---------- Recorded information

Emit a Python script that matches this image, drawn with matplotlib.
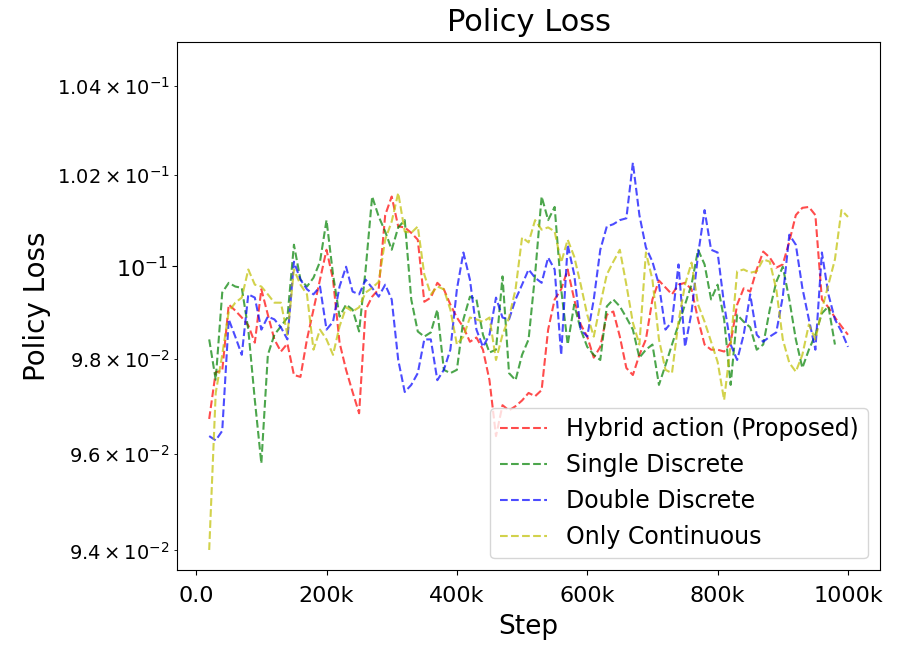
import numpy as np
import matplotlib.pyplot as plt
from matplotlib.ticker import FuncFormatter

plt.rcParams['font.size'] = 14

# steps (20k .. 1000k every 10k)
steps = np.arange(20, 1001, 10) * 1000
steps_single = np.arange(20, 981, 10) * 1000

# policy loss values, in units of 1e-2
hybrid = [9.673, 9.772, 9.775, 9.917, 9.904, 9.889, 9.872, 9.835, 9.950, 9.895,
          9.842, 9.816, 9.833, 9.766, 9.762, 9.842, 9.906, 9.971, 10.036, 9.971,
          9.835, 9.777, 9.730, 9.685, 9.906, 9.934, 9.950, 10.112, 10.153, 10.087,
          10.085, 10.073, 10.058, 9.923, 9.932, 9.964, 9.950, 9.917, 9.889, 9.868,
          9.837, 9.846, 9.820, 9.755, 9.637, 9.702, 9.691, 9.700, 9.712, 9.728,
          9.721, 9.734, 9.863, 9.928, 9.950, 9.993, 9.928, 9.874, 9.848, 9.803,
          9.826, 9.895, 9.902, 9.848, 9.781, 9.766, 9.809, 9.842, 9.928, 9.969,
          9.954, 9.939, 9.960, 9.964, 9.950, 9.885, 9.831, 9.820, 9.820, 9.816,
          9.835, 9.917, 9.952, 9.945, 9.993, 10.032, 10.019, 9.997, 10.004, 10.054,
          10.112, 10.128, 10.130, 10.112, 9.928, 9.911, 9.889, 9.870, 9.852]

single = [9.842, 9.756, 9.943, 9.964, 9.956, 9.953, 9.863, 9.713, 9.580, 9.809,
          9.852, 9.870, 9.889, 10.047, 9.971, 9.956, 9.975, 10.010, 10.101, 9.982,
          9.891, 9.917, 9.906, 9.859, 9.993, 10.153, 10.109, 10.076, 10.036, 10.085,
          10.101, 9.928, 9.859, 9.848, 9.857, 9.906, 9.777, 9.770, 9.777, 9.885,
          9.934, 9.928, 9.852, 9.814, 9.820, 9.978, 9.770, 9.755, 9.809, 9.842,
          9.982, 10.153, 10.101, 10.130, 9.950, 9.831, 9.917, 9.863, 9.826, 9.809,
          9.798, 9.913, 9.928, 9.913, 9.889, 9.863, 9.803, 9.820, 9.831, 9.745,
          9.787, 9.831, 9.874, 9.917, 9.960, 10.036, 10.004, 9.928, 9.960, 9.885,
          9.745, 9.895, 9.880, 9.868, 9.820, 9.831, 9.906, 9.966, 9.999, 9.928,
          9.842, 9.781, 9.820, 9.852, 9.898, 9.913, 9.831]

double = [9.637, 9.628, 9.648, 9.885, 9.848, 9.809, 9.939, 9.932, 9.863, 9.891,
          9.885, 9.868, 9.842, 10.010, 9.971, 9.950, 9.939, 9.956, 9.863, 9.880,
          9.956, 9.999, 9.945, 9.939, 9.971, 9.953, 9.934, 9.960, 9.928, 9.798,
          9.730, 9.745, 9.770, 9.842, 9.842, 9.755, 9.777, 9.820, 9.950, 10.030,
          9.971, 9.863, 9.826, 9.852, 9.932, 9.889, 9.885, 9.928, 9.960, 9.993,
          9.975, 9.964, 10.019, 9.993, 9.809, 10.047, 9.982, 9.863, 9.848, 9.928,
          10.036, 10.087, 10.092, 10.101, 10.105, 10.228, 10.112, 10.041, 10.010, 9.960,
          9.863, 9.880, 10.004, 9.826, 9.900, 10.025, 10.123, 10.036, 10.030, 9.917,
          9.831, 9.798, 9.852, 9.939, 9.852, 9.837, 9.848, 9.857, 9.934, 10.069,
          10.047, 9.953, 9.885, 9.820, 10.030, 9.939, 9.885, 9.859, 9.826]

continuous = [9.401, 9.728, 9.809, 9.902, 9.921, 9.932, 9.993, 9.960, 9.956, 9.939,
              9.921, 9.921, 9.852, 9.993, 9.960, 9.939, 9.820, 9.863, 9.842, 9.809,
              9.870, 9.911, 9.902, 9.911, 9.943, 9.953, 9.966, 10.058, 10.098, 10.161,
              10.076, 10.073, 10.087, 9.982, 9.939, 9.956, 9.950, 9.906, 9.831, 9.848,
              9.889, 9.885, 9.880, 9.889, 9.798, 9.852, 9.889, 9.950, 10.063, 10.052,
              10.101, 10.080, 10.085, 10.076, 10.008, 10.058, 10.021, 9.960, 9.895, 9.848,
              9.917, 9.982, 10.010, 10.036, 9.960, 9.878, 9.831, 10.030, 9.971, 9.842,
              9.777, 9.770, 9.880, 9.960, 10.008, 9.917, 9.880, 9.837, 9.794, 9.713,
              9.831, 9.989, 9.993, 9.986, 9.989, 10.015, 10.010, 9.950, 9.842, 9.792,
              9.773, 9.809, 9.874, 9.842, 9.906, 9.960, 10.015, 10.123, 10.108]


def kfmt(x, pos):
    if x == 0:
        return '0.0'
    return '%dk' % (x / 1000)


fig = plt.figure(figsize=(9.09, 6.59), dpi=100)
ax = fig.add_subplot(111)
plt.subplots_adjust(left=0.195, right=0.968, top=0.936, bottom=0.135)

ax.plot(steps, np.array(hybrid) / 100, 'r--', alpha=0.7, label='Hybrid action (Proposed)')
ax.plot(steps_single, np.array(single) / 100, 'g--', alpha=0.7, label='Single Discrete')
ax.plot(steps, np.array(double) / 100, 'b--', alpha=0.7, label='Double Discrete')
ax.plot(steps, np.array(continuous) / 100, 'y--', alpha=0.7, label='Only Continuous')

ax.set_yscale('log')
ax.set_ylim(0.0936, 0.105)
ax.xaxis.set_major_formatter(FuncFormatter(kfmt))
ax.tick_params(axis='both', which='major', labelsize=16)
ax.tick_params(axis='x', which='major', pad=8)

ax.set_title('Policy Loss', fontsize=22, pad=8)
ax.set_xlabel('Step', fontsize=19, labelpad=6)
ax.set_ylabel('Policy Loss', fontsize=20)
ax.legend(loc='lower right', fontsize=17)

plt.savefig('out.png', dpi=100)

--------------------

| What you are asked to do |
Without the pictures, please reproduce each line of the listing above exactly, from the first one through the line bearing "steps_single = np.arange(20, 981, 10) * 1000".

| Answer to this exercise |
Emit a Python script that matches this image, drawn with matplotlib.
import numpy as np
import matplotlib.pyplot as plt
from matplotlib.ticker import FuncFormatter

plt.rcParams['font.size'] = 14

# steps (20k .. 1000k every 10k)
steps = np.arange(20, 1001, 10) * 1000
steps_single = np.arange(20, 981, 10) * 1000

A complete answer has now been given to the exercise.